Condition: Framing tape at margins on verso. Three very minor tears repaired on verso.
Description:
A beautiful example with vivid colour of Gerard Mercator’s second state of his seminal map of the North Pole. This map was first issued posthumously by Mercator’s son, Rumold, in 1595 and was the first map ever published to concentrate exclusively on the Arctic. The 1595 map has its provenance from Mercator’s 1569 wall map that revolutionized modern cartography by introducing a new world projection. However, to counterbalance the projection’s polar distortions, the 1569 wall map incorporated a separate arctic projection from which the 1595 map is based. Although to modern eyes the depiction at the North Pole with its four islands and a whirlpool surrounding the “Rupes nigra”, or magnetic rock, may seem fanciful, Mercator was attempting to reconcile together different conceptualization of the earth’s pole from varied contemporary sources. These sources, which were mentioned in his letter to John Dee, an Elizabethan scholar who was instrumental in advocating England’s early voyages of discovery, unfortunately have been lost to modern readers. That being said, the sources most likely include such works as Jacobus Cnoyen’s Itinerarium that helped support the notion that England had in the past sailed to these arctic shores and gave credence to those who later sailed in search of a Northwest or Northeast passage to the Orient as depicted by Mercator’s map.
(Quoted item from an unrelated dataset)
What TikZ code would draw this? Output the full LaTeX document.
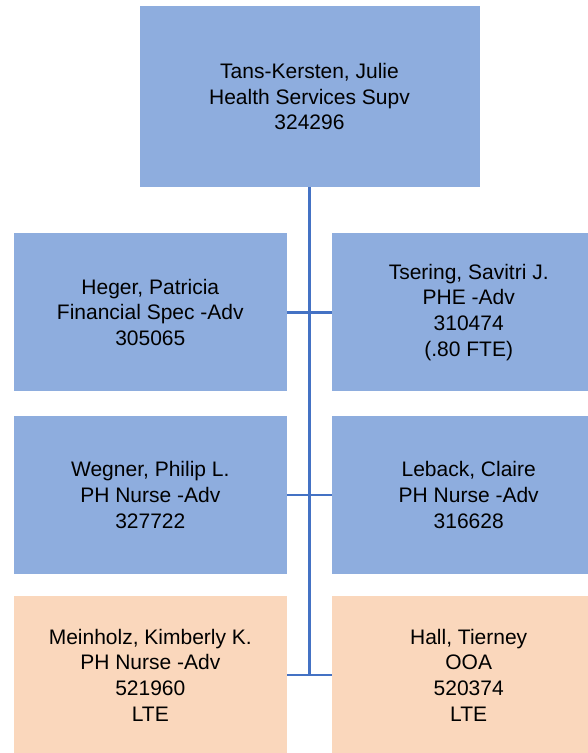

It is worth mentioning that Mercator also integrates information gathered from contemporary explorers, such as Martin Forbisher and John Davis. Nonetheless, similar to other maps of the era, the drawing of Forbisher’s Strait appears incorrectly in Greeland so as to confuse the location of the Meta Incognita which was believed to be the possible entry to the Northwest passage.
However, as the pace of new arctic exploration continued, notably from the discoveries of the Dutch explorer Willem Barentz, the second state of this map first published in 1606 integrated a new depiction of the coastline of Nova Zembla as well as the islands in its immediate vicinity. Also of note is Groenland’s new position which allows for greater space between it and the South Western fictitious island surrounding the Rupes Nigra.
Mercator’s map of the North Pole would stand as the standard depiction of the arctic until the advent of Henricus Hondius’ map Nova et Accurata Poli Arctici et Terrarum cium lacentium Descriptoof in 1637.